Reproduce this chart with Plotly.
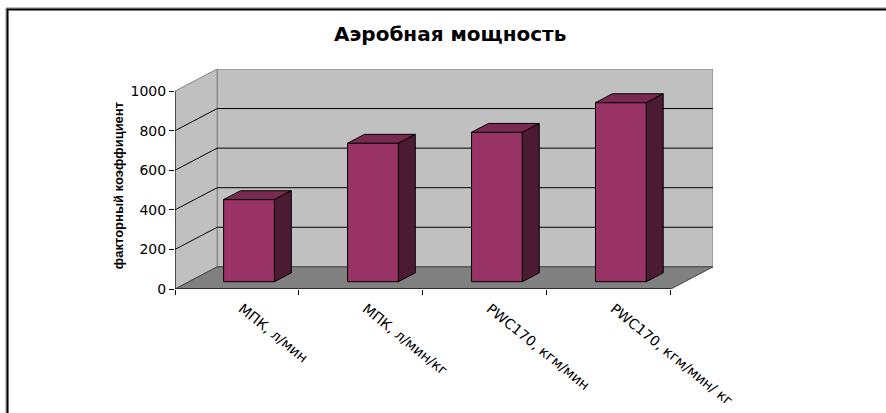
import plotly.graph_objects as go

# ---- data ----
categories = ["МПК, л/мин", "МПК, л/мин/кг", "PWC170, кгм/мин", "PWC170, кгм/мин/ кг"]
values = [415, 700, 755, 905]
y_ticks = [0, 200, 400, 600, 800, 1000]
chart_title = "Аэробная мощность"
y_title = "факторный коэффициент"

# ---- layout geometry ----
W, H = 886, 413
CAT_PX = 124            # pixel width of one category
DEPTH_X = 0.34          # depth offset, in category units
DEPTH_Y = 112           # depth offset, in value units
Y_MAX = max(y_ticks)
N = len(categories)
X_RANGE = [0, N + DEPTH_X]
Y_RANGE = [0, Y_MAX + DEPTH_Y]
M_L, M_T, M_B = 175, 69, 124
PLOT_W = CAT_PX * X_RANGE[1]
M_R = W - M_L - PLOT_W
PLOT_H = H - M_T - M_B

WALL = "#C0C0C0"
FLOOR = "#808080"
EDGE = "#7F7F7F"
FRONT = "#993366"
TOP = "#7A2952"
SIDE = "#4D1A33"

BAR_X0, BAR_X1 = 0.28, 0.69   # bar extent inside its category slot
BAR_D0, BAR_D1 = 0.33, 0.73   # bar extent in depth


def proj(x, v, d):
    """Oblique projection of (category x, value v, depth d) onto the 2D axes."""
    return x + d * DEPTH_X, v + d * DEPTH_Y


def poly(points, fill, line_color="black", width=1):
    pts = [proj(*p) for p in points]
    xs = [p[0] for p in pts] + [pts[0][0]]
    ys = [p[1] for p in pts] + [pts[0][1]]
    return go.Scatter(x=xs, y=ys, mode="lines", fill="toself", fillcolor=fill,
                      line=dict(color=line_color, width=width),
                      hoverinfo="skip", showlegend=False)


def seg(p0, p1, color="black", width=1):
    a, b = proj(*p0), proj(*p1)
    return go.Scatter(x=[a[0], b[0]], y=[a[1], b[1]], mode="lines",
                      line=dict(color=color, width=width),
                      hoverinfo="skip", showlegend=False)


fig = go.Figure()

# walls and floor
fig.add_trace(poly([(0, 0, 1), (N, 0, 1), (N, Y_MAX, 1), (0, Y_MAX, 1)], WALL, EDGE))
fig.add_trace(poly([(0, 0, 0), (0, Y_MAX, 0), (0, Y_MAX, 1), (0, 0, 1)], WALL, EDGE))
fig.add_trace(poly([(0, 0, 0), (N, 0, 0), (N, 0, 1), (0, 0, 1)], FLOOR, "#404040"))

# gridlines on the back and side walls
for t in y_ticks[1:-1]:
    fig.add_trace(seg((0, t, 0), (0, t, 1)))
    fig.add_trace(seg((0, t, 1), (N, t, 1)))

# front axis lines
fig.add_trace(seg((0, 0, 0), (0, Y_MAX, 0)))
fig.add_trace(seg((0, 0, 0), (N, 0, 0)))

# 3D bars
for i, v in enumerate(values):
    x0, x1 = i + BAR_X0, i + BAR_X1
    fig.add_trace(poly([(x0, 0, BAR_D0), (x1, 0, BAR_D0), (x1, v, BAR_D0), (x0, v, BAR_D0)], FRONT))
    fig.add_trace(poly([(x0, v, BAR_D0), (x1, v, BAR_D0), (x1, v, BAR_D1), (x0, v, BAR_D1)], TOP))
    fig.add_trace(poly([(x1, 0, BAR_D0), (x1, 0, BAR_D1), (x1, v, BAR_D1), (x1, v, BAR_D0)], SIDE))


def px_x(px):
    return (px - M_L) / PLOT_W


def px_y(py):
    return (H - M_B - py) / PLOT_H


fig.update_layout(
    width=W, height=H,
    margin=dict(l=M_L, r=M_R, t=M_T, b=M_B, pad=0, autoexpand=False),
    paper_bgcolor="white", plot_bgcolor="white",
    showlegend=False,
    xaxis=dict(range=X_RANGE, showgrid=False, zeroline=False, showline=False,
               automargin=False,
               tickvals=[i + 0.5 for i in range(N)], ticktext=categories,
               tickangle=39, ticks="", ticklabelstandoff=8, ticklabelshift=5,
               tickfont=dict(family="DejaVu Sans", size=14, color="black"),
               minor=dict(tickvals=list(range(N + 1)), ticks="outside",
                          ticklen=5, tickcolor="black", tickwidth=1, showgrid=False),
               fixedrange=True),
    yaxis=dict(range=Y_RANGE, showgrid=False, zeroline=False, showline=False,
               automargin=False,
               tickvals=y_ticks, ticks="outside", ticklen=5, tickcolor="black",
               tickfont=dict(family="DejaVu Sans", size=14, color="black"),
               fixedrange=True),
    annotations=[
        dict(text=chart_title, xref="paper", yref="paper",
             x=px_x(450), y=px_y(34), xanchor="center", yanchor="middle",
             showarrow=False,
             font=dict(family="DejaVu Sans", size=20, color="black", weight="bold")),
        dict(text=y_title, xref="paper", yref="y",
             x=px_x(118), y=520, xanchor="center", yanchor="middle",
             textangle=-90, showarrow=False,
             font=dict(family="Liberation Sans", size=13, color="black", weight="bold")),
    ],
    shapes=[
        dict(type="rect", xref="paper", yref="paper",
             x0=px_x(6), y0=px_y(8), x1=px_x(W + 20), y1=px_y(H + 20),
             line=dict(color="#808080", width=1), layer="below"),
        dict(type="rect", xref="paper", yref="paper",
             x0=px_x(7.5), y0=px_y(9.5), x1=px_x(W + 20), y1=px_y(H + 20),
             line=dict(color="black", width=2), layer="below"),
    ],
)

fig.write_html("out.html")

● Task brief: Output the lines above in full and exactly as given, omitting any pictures.

● Response:
Reproduce this chart with Plotly.
import plotly.graph_objects as go

# ---- data ----
categories = ["МПК, л/мин", "МПК, л/мин/кг", "PWC170, кгм/мин", "PWC170, кгм/мин/ кг"]
values = [415, 700, 755, 905]
y_ticks = [0, 200, 400, 600, 800, 1000]
chart_title = "Аэробная мощность"
y_title = "факторный коэффициент"

# ---- layout geometry ----
W, H = 886, 413
CAT_PX = 124            # pixel width of one category
DEPTH_X = 0.34          # depth offset, in category units
DEPTH_Y = 112           # depth offset, in value units
Y_MAX = max(y_ticks)
N = len(categories)
X_RANGE = [0, N + DEPTH_X]
Y_RANGE = [0, Y_MAX + DEPTH_Y]
M_L, M_T, M_B = 175, 69, 124
PLOT_W = CAT_PX * X_RANGE[1]
M_R = W - M_L - PLOT_W
PLOT_H = H - M_T - M_B

WALL = "#C0C0C0"
FLOOR = "#808080"
EDGE = "#7F7F7F"
FRONT = "#993366"
TOP = "#7A2952"
SIDE = "#4D1A33"

BAR_X0, BAR_X1 = 0.28, 0.69   # bar extent inside its category slot
BAR_D0, BAR_D1 = 0.33, 0.73   # bar extent in depth


def proj(x, v, d):
    """Oblique projection of (category x, value v, depth d) onto the 2D axes."""
    return x + d * DEPTH_X, v + d * DEPTH_Y


def poly(points, fill, line_color="black", width=1):
    pts = [proj(*p) for p in points]
    xs = [p[0] for p in pts] + [pts[0][0]]
    ys = [p[1] for p in pts] + [pts[0][1]]
    return go.Scatter(x=xs, y=ys, mode="lines", fill="toself", fillcolor=fill,
                      line=dict(color=line_color, width=width),
                      hoverinfo="skip", showlegend=False)


def seg(p0, p1, color="black", width=1):
    a, b = proj(*p0), proj(*p1)
    return go.Scatter(x=[a[0], b[0]], y=[a[1], b[1]], mode="lines",
                      line=dict(color=color, width=width),
                      hoverinfo="skip", showlegend=False)


fig = go.Figure()

# walls and floor
fig.add_trace(poly([(0, 0, 1), (N, 0, 1), (N, Y_MAX, 1), (0, Y_MAX, 1)], WALL, EDGE))
fig.add_trace(poly([(0, 0, 0), (0, Y_MAX, 0), (0, Y_MAX, 1), (0, 0, 1)], WALL, EDGE))
fig.add_trace(poly([(0, 0, 0), (N, 0, 0), (N, 0, 1), (0, 0, 1)], FLOOR, "#404040"))

# gridlines on the back and side walls
for t in y_ticks[1:-1]:
    fig.add_trace(seg((0, t, 0), (0, t, 1)))
    fig.add_trace(seg((0, t, 1), (N, t, 1)))

# front axis lines
fig.add_trace(seg((0, 0, 0), (0, Y_MAX, 0)))
fig.add_trace(seg((0, 0, 0), (N, 0, 0)))

# 3D bars
for i, v in enumerate(values):
    x0, x1 = i + BAR_X0, i + BAR_X1
    fig.add_trace(poly([(x0, 0, BAR_D0), (x1, 0, BAR_D0), (x1, v, BAR_D0), (x0, v, BAR_D0)], FRONT))
    fig.add_trace(poly([(x0, v, BAR_D0), (x1, v, BAR_D0), (x1, v, BAR_D1), (x0, v, BAR_D1)], TOP))
    fig.add_trace(poly([(x1, 0, BAR_D0), (x1, 0, BAR_D1), (x1, v, BAR_D1), (x1, v, BAR_D0)], SIDE))


def px_x(px):
    return (px - M_L) / PLOT_W


def px_y(py):
    return (H - M_B - py) / PLOT_H


fig.update_layout(
    width=W, height=H,
    margin=dict(l=M_L, r=M_R, t=M_T, b=M_B, pad=0, autoexpand=False),
    paper_bgcolor="white", plot_bgcolor="white",
    showlegend=False,
    xaxis=dict(range=X_RANGE, showgrid=False, zeroline=False, showline=False,
               automargin=False,
               tickvals=[i + 0.5 for i in range(N)], ticktext=categories,
               tickangle=39, ticks="", ticklabelstandoff=8, ticklabelshift=5,
               tickfont=dict(family="DejaVu Sans", size=14, color="black"),
               minor=dict(tickvals=list(range(N + 1)), ticks="outside",
                          ticklen=5, tickcolor="black", tickwidth=1, showgrid=False),
               fixedrange=True),
    yaxis=dict(range=Y_RANGE, showgrid=False, zeroline=False, showline=False,
               automargin=False,
               tickvals=y_ticks, ticks="outside", ticklen=5, tickcolor="black",
               tickfont=dict(family="DejaVu Sans", size=14, color="black"),
               fixedrange=True),
    annotations=[
        dict(text=chart_title, xref="paper", yref="paper",
             x=px_x(450), y=px_y(34), xanchor="center", yanchor="middle",
             showarrow=False,
             font=dict(family="DejaVu Sans", size=20, color="black", weight="bold")),
        dict(text=y_title, xref="paper", yref="y",
             x=px_x(118), y=520, xanchor="center", yanchor="middle",
             textangle=-90, showarrow=False,
             font=dict(family="Liberation Sans", size=13, color="black", weight="bold")),
    ],
    shapes=[
        dict(type="rect", xref="paper", yref="paper",
             x0=px_x(6), y0=px_y(8), x1=px_x(W + 20), y1=px_y(H + 20),
             line=dict(color="#808080", width=1), layer="below"),
        dict(type="rect", xref="paper", yref="paper",
             x0=px_x(7.5), y0=px_y(9.5), x1=px_x(W + 20), y1=px_y(H + 20),
             line=dict(color="black", width=2), layer="below"),
    ],
)

fig.write_html("out.html")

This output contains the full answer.